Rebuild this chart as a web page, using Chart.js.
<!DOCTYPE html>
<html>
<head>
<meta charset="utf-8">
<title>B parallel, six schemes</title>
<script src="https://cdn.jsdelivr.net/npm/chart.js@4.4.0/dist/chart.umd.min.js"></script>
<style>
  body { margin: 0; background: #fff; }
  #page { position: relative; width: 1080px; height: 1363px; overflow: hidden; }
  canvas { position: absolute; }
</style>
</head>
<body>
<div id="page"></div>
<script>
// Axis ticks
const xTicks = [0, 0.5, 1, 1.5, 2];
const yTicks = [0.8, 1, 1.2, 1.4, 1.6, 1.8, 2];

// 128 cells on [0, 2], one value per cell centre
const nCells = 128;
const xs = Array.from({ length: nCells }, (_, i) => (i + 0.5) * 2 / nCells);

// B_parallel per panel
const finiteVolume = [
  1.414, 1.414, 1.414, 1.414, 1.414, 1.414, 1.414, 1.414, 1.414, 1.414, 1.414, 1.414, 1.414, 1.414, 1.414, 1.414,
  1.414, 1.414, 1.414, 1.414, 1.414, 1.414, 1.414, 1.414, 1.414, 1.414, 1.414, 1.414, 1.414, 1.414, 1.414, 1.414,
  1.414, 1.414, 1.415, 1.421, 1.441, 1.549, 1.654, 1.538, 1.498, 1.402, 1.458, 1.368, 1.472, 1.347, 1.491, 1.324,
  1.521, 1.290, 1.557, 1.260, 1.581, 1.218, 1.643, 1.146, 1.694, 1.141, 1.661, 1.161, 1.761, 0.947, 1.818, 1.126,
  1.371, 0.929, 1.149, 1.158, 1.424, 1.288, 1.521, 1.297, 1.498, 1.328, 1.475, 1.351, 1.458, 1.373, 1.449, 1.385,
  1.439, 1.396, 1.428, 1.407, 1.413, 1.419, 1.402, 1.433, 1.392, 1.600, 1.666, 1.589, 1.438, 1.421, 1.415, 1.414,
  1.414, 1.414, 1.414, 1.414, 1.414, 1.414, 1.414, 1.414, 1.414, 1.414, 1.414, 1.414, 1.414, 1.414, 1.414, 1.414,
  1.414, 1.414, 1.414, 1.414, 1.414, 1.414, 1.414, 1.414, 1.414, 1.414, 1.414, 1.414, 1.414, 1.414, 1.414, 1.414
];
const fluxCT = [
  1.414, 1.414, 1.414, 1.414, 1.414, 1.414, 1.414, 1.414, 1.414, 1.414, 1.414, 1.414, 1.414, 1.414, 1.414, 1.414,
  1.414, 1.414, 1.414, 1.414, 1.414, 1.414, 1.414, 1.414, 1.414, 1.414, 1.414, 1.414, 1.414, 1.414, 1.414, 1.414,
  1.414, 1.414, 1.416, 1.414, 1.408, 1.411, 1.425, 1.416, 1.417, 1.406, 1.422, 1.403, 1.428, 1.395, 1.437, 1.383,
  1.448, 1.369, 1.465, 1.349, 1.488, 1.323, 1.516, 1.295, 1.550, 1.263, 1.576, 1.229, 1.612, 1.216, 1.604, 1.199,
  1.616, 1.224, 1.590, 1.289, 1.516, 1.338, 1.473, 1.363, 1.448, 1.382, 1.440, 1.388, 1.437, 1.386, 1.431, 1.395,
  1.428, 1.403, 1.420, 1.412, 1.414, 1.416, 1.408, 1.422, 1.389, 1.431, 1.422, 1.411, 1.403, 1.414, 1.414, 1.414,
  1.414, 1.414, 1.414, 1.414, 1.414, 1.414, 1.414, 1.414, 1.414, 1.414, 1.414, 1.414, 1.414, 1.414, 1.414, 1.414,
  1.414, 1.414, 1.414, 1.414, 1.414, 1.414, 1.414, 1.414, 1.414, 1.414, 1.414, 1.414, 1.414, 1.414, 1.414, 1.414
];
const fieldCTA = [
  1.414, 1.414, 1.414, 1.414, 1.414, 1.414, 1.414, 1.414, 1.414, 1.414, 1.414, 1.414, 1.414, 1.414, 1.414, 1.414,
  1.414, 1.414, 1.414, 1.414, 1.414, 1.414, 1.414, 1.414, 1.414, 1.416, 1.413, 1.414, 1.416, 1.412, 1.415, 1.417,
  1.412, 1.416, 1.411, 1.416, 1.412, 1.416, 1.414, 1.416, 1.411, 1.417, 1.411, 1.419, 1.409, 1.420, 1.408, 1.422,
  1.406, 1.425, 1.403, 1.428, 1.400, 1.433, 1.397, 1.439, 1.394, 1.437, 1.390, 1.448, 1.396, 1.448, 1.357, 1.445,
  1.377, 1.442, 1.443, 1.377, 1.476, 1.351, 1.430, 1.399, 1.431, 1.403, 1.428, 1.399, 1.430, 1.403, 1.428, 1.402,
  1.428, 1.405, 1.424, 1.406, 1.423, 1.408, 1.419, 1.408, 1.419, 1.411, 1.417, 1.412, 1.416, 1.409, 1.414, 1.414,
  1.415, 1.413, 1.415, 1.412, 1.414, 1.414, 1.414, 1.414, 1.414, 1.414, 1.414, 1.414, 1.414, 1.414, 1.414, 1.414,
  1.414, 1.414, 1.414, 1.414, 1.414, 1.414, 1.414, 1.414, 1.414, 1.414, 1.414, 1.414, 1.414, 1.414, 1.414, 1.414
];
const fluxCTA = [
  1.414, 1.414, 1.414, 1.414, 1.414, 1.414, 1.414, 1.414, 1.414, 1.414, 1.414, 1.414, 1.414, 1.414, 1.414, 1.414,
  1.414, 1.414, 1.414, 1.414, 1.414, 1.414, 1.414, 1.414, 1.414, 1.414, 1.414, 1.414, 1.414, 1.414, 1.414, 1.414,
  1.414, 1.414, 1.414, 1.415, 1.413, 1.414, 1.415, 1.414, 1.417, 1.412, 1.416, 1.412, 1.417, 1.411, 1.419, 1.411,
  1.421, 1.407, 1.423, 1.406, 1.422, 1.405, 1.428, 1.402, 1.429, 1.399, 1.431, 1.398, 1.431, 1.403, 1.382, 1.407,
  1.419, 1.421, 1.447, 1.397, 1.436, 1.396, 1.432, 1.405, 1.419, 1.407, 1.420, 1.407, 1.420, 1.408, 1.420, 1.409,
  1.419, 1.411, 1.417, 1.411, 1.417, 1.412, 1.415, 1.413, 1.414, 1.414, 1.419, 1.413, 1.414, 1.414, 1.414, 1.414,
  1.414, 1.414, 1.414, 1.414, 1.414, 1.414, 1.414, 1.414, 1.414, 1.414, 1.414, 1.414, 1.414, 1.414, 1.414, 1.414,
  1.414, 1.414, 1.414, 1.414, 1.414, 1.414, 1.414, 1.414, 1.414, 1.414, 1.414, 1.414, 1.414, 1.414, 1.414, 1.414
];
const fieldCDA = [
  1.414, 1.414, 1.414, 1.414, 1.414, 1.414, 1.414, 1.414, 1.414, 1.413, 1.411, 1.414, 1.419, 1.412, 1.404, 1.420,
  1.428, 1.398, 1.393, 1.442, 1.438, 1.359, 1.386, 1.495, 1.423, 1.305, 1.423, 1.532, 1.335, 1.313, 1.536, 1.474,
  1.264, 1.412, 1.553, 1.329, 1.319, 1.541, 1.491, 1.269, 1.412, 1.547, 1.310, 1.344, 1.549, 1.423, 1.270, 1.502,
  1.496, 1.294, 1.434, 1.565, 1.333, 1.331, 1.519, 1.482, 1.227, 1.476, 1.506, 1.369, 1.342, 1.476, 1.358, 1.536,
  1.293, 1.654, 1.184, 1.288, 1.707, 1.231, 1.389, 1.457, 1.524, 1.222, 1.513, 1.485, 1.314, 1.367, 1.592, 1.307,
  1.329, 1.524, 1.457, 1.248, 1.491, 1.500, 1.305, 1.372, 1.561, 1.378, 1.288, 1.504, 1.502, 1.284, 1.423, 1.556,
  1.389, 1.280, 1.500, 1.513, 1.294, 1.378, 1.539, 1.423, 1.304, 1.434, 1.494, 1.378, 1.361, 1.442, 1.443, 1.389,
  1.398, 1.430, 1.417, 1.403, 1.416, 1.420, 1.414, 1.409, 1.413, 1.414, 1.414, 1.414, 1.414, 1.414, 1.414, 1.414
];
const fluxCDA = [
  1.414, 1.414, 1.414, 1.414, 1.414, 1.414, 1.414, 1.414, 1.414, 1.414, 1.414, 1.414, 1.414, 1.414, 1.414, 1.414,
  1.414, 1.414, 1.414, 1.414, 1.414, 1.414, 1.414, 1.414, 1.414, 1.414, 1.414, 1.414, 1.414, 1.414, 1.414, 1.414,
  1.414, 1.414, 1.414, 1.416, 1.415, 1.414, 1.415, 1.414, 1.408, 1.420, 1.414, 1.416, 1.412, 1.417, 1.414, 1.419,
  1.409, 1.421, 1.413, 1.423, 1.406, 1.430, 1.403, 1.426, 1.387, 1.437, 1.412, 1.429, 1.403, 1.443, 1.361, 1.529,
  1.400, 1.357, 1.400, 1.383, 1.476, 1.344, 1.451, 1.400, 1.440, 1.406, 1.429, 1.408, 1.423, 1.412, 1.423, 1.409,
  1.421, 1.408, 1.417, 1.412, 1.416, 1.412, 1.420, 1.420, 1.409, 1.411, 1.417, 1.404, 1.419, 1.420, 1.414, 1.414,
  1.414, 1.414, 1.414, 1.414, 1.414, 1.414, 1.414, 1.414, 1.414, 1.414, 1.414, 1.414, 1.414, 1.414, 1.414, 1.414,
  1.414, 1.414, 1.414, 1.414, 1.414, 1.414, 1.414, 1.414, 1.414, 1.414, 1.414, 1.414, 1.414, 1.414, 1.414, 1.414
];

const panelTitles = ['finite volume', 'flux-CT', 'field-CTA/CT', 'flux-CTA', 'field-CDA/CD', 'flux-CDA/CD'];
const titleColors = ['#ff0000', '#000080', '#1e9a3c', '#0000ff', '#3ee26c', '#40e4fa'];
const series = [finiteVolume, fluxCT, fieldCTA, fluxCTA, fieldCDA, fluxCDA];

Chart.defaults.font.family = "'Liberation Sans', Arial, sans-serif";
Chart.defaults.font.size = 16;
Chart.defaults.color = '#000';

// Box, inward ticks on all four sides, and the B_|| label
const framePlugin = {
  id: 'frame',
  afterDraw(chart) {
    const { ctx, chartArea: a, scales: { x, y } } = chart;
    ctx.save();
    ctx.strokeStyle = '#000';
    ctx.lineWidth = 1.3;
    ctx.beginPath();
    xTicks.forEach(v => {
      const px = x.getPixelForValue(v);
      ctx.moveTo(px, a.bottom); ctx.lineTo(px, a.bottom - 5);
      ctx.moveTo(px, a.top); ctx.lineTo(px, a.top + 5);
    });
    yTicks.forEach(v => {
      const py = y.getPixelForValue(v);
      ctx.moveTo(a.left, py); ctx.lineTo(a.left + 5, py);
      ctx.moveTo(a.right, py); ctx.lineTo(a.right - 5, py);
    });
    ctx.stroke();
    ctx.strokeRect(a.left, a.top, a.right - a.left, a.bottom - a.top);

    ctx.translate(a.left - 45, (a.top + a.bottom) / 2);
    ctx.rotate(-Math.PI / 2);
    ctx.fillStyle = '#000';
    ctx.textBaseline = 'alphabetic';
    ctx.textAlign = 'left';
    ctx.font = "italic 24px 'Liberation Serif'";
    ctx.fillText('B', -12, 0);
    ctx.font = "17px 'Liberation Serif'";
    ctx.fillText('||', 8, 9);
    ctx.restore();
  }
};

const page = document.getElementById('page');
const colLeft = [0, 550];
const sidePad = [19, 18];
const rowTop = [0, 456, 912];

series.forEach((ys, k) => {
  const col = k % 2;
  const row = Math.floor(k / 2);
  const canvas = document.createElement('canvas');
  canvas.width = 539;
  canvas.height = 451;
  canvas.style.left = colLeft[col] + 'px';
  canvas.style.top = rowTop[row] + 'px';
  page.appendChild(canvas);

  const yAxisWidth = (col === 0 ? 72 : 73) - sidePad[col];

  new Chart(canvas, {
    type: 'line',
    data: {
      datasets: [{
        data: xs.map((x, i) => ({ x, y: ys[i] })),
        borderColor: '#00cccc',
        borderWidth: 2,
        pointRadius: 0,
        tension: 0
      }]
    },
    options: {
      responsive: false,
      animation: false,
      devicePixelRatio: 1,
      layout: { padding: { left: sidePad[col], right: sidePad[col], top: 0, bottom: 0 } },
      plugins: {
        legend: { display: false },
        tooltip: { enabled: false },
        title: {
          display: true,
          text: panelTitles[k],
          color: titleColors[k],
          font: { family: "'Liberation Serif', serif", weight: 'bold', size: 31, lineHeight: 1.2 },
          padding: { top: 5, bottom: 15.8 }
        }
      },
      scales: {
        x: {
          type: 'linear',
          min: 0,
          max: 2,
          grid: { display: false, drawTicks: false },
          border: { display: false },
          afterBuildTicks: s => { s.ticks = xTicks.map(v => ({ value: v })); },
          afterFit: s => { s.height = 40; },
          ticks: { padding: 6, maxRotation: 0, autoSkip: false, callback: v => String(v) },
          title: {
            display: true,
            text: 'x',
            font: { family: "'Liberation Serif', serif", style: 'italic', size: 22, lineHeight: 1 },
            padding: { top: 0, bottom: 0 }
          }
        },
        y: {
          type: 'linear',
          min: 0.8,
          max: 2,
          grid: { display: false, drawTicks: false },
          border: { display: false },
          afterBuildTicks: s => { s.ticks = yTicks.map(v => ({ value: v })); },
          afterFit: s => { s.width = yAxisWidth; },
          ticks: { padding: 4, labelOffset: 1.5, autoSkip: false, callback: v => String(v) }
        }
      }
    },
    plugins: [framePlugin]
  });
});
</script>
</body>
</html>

------------------------------------------------------------------------

→ Written request
Lines from the beginning of the data above through the line containing "const yTicks = [0.8, 1, 1.2, 1.4, 1.6, 1.8, 2];" are to be returned exactly, and no others.

→ Written answer
Rebuild this chart as a web page, using Chart.js.
<!DOCTYPE html>
<html>
<head>
<meta charset="utf-8">
<title>B parallel, six schemes</title>
<script src="https://cdn.jsdelivr.net/npm/chart.js@4.4.0/dist/chart.umd.min.js"></script>
<style>
  body { margin: 0; background: #fff; }
  #page { position: relative; width: 1080px; height: 1363px; overflow: hidden; }
  canvas { position: absolute; }
</style>
</head>
<body>
<div id="page"></div>
<script>
// Axis ticks
const xTicks = [0, 0.5, 1, 1.5, 2];
const yTicks = [0.8, 1, 1.2, 1.4, 1.6, 1.8, 2];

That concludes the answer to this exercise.